Faut-il tenir compte de la diminution des recettes des taxes sur l’énergie, la TICFE/CSPE (-7,3 milliards en 2022 au titre de la CSPE), liée au bouclier tarifaire, et, dans le sens de l’augmentation des prélèvements obligatoires, de la contribution sur la rente inframarginale (+1,2 milliard en 2022 et + 3,7 milliards en 2023), de la contribution exceptionnelle de solidarité des raffineurs (+ 0,2 milliard en 2023, en passe d’être reconduite en 2024), de la taxe sur les services numériques (+ 0,3 milliard en 2019), ou encore de la taxe sur les concessions autoroutières et aéroportuaires (+0,6 milliard attendus en 2024) ?
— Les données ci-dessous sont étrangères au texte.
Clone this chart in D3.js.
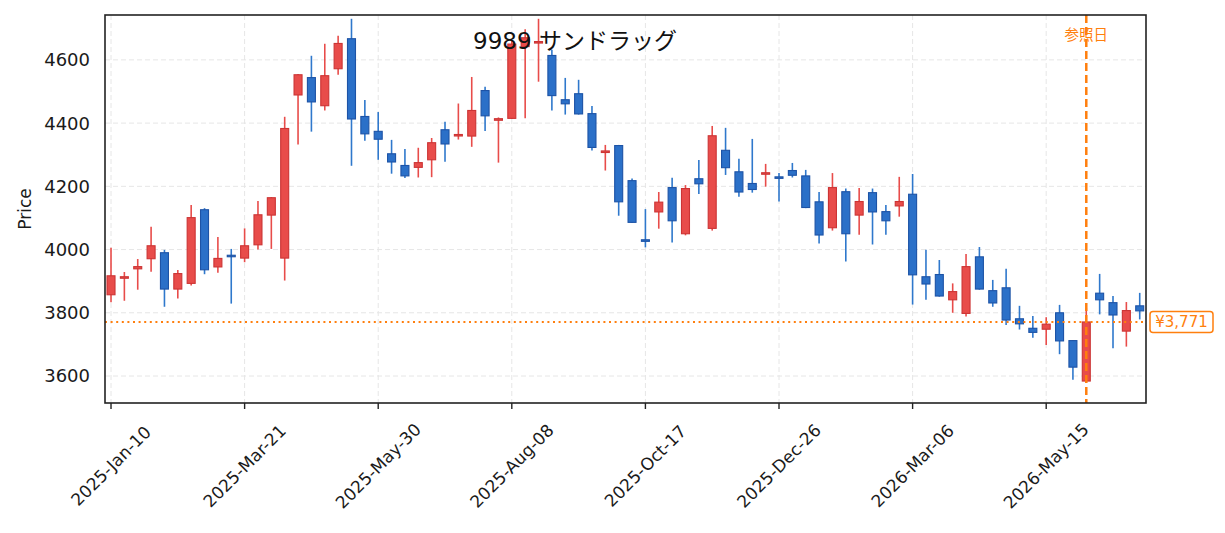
<!DOCTYPE html>
<html>
  <head>
    <meta charset="utf-8" />
    <script src="https://d3js.org/d3.v7.min.js"></script>
    <style>
        body { margin: 0; background: #fff; }
        .tick-label { font-family: "DejaVu Sans", sans-serif; font-size: 17px; fill: #1a1a1a; }
    </style>
  </head>
  <body>
    <svg id="chart" width="1225" height="533"></svg>
    <script>
        // weekly candles (Friday dates)
        var dates = [
            "2025-01-10","2025-01-17","2025-01-24","2025-01-31","2025-02-07","2025-02-14","2025-02-21","2025-02-28",
            "2025-03-07","2025-03-14","2025-03-21","2025-03-28","2025-04-04","2025-04-11","2025-04-18","2025-04-25",
            "2025-05-02","2025-05-09","2025-05-16","2025-05-23","2025-05-30","2025-06-06","2025-06-13","2025-06-20",
            "2025-06-27","2025-07-04","2025-07-11","2025-07-18","2025-07-25","2025-08-01","2025-08-08","2025-08-15",
            "2025-08-22","2025-08-29","2025-09-05","2025-09-12","2025-09-19","2025-09-26","2025-10-03","2025-10-10",
            "2025-10-17","2025-10-24","2025-10-31","2025-11-07","2025-11-14","2025-11-21","2025-11-28","2025-12-05",
            "2025-12-12","2025-12-19","2025-12-26","2026-01-02","2026-01-09","2026-01-16","2026-01-23","2026-01-30",
            "2026-02-06","2026-02-13","2026-02-20","2026-02-27","2026-03-06","2026-03-13","2026-03-20","2026-03-27",
            "2026-04-03","2026-04-10","2026-04-17","2026-04-24","2026-05-01","2026-05-08","2026-05-15","2026-05-22",
            "2026-05-29","2026-06-05","2026-06-12","2026-06-19","2026-06-26","2026-07-03"
        ];

        var open = [3857,3910,3939,3971,3990,3875,3893,4126,3945,3982,
                    3973,4015,4109,3973,4489,4544,4455,4572,4667,4421,
                    4374,4303,4266,4260,4284,4379,4360,4359,4503,4409,
                    4415,4642,4654,4614,4474,4493,4430,4307,4329,4218,
                    4031,4119,4196,4050,4224,4067,4314,4246,4209,4239,
                    4230,4250,4233,4151,4069,4183,4109,4180,4120,4138,
                    4175,3914,3921,3841,3798,3977,3870,3879,3781,3751,
                    3748,3800,3712,3584,3862,3832,3742,3822];
        var high = [4006,3929,3970,4072,3999,3935,4141,4131,4040,4002,
                    4067,4154,4166,4420,4555,4613,4651,4676,4730,4473,
                    4435,4347,4318,4322,4353,4404,4462,4546,4515,4418,
                    4662,4697,4730,4632,4543,4537,4454,4331,4331,4225,
                    4128,4182,4227,4204,4283,4391,4385,4287,4350,4271,
                    4242,4274,4252,4182,4242,4193,4195,4193,4141,4230,
                    4239,3999,3967,3893,3986,4008,3904,3939,3822,3790,
                    3786,3825,3713,3815,3923,3853,3834,3863];
        var low  = [3833,3838,3873,3930,3819,3845,3886,3922,3927,3829,
                    3960,4000,4002,3902,4332,4373,4440,4553,4265,4344,
                    4284,4240,4226,4228,4229,4278,4348,4325,4375,4275,
                    4413,4415,4531,4440,4427,4427,4313,4250,4107,4085,
                    4007,4066,4022,4045,4176,4060,4236,4167,4180,4199,
                    4152,4228,4131,4019,4060,3962,4047,4016,4047,4104,
                    3826,3841,3851,3800,3788,3873,3819,3761,3747,3721,
                    3698,3669,3588,3578,3795,3688,3693,3779];
        var close = [3917,3914,3946,4012,3875,3924,4101,3936,3972,3978,
                     4012,4110,4164,4383,4553,4467,4550,4652,4413,4366,
                     4349,4277,4233,4275,4338,4334,4364,4440,4423,4414,
                     4650,4670,4658,4487,4461,4429,4323,4312,4151,4086,
                     4026,4150,4091,4193,4208,4360,4259,4182,4190,4243,
                     4226,4235,4133,4046,4196,4050,4152,4119,4091,4152,
                     3920,3891,3853,3867,3946,3875,3831,3777,3765,3738,
                     3764,3711,3628,3771,3841,3793,3807,3806];

        var xTickIdx = [0,10,20,30,40,50,60,70];
        var xTickLabels = ["2025-Jan-10","2025-Mar-21","2025-May-30","2025-Aug-08",
                           "2025-Oct-17","2025-Dec-26","2026-Mar-06","2026-May-15"];
        var yTicks = [3600,3800,4000,4200,4400,4600];

        var refIdx = 73;
        var refPrice = 3771;
        var title = "9989 サンドラッグ";

        var candles = dates.map(function(d, i) {
            return { date: d, i: i, o: open[i], h: high[i], l: low[i], c: close[i] };
        });

        var pLeft = 105, pRight = 1146, pTop = 15, pBottom = 403;
        var svg = d3.select("#chart");

        var x = d3.scaleLinear().domain([-0.45, 77.47]).range([pLeft, pRight]);
        var y = d3.scaleLinear().domain([3514.6, 4742]).range([pBottom, pTop]);

        var upFill = "#e84c4a", upEdge = "#cc3434";
        var dnFill = "#2b70c8", dnEdge = "#1d53a6";
        var orange = "#ff7f0e";

        // grid
        svg.append("g").selectAll("line").data(yTicks).enter().append("line")
            .attr("x1", pLeft).attr("x2", pRight)
            .attr("y1", function(d){ return y(d); }).attr("y2", function(d){ return y(d); })
            .attr("stroke", "#e6e6e6").attr("stroke-width", 1).attr("stroke-dasharray", "5,3");
        svg.append("g").selectAll("line").data(xTickIdx).enter().append("line")
            .attr("x1", function(d){ return x(d); }).attr("x2", function(d){ return x(d); })
            .attr("y1", pTop).attr("y2", pBottom)
            .attr("stroke", "#e6e6e6").attr("stroke-width", 1).attr("stroke-dasharray", "5,3");

        // candles
        var g = svg.append("g");
        var bw = 8;

        g.selectAll(".wick").data(candles).enter().append("line")
            .attr("class", "wick")
            .attr("x1", function(d){ return x(d.i); }).attr("x2", function(d){ return x(d.i); })
            .attr("y1", function(d){ return y(d.h); }).attr("y2", function(d){ return y(d.l); })
            .attr("stroke", function(d){ return d.c >= d.o ? upFill : "#2f78cc"; })
            .attr("stroke-width", 1.6);

        g.selectAll(".body").data(candles).enter().append("rect")
            .attr("class", "body")
            .attr("x", function(d){ return x(d.i) - bw / 2; })
            .attr("width", bw)
            .attr("y", function(d){ return y(Math.max(d.o, d.c)); })
            .attr("height", function(d){ return Math.max(1.5, Math.abs(y(d.o) - y(d.c))); })
            .attr("fill", function(d){ return d.c >= d.o ? upFill : dnFill; })
            .attr("stroke", function(d){ return d.c >= d.o ? upEdge : dnEdge; })
            .attr("stroke-width", 1.1);

        // reference price / date
        svg.append("line")
            .attr("x1", pLeft).attr("x2", pRight)
            .attr("y1", y(refPrice)).attr("y2", y(refPrice))
            .attr("stroke", orange).attr("stroke-width", 2).attr("stroke-dasharray", "2,3.6");
        svg.append("line")
            .attr("x1", x(refIdx)).attr("x2", x(refIdx))
            .attr("y1", pTop).attr("y2", pBottom)
            .attr("stroke", orange).attr("stroke-width", 2.5).attr("stroke-dasharray", "8,4");
        svg.append("text")
            .attr("x", x(refIdx)).attr("y", 40)
            .attr("text-anchor", "middle")
            .style("font-family", "'Noto Sans CJK JP', sans-serif").style("font-size", "14.5px")
            .attr("fill", orange)
            .text("参照日");

        var lbl = svg.append("g").attr("transform", "translate(1150," + y(refPrice) + ")");
        lbl.append("rect")
            .attr("x", 0).attr("y", -10.5).attr("width", 63).attr("height", 21)
            .attr("rx", 3).attr("fill", "#fff").attr("stroke", orange).attr("stroke-width", 1.5);
        lbl.append("text")
            .attr("x", 31.5).attr("y", 5.5)
            .attr("text-anchor", "middle")
            .style("font-family", "'DejaVu Sans', sans-serif").style("font-size", "15px")
            .attr("fill", orange)
            .text("¥" + d3.format(",")(refPrice));

        // frame
        svg.append("rect")
            .attr("x", pLeft).attr("y", pTop).attr("width", pRight - pLeft).attr("height", pBottom - pTop)
            .attr("fill", "none").attr("stroke", "#222").attr("stroke-width", 1.6);

        // x axis ticks + labels
        var xa = svg.append("g");
        xa.selectAll("line").data(xTickIdx).enter().append("line")
            .attr("x1", function(d){ return x(d); }).attr("x2", function(d){ return x(d); })
            .attr("y1", pBottom).attr("y2", pBottom + 6)
            .attr("stroke", "#222").attr("stroke-width", 1.4);
        xa.selectAll("text").data(xTickIdx).enter().append("text")
            .attr("class", "tick-label")
            .attr("transform", function(d){ return "translate(" + x(d) + ",466) rotate(-45)"; })
            .attr("text-anchor", "middle")
            .attr("dy", "0.35em")
            .text(function(d, i){ return xTickLabels[i]; });

        // y axis labels
        svg.append("g").selectAll("text").data(yTicks).enter().append("text")
            .attr("class", "tick-label")
            .attr("x", 90)
            .attr("y", function(d){ return y(d); })
            .attr("dy", "0.36em")
            .attr("text-anchor", "end")
            .style("font-size", "18px")
            .text(function(d){ return d; });

        svg.append("text")
            .attr("class", "tick-label")
            .attr("transform", "translate(31," + ((pTop + pBottom) / 2) + ") rotate(-90)")
            .attr("text-anchor", "middle")
            .text("Price");

        // title
        svg.append("text")
            .attr("x", 575).attr("y", 49)
            .attr("text-anchor", "middle")
            .style("font-family", "'DejaVu Sans', 'Noto Sans CJK JP', sans-serif")
            .style("font-size", "23px")
            .attr("fill", "#111")
            .text(title);
    </script>
  </body>
</html>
Si l’on tient compte à la fois de l’évolution des prélèvements obligatoires liée à des mesures nouvelles en lois de finances, et de leur effet sur le solde public, on retrouve bien une baisse de l’ordre de 60 milliards d’euros, à parité entre ménages et entreprises (bien que cette distinction soit peu pertinente compte tenu des phénomènes d’incidence et de répercussion fiscales) :

  • suppression progressive de la taxe d’habitation (18 milliards environ) ;
  • baisse des impôts de production (-10 milliards en 2021, -4 milliards en 2023, -4 milliards entre 2024 et 2027) ;
  • baisse progressive du taux d’impôt sur les sociétés (-1,2 milliard en 2018, -0,8 milliard en 2019, -2,5 milliards en 2020, -3,7 milliards en 2021, et -2,1 milliards en 2022, soit un total de -9,3 milliards, auquel il conviendrait d’ajouter l’effet de la réforme du 5e acompte) ;
  • réforme du barème de l’impôt sur le revenu (-5 milliards  en 2020, auquel il faudrait ajouter l’effet de la défiscalisation des heures supplémentaires) ;
  • création de l’IFI (-3,2 milliards en 2018) ;
  • suppression de la CAP (« redevance télé » -3,2 milliards en 2022) ;
  • instauration du PFU (-1,4 milliard en 2018).

 

Mais, outre les augmentations spontanées, on ne tient là pas compte d’autres hausses de prélèvements obligatoires, liées directement à des mesures prises par l’exécutif.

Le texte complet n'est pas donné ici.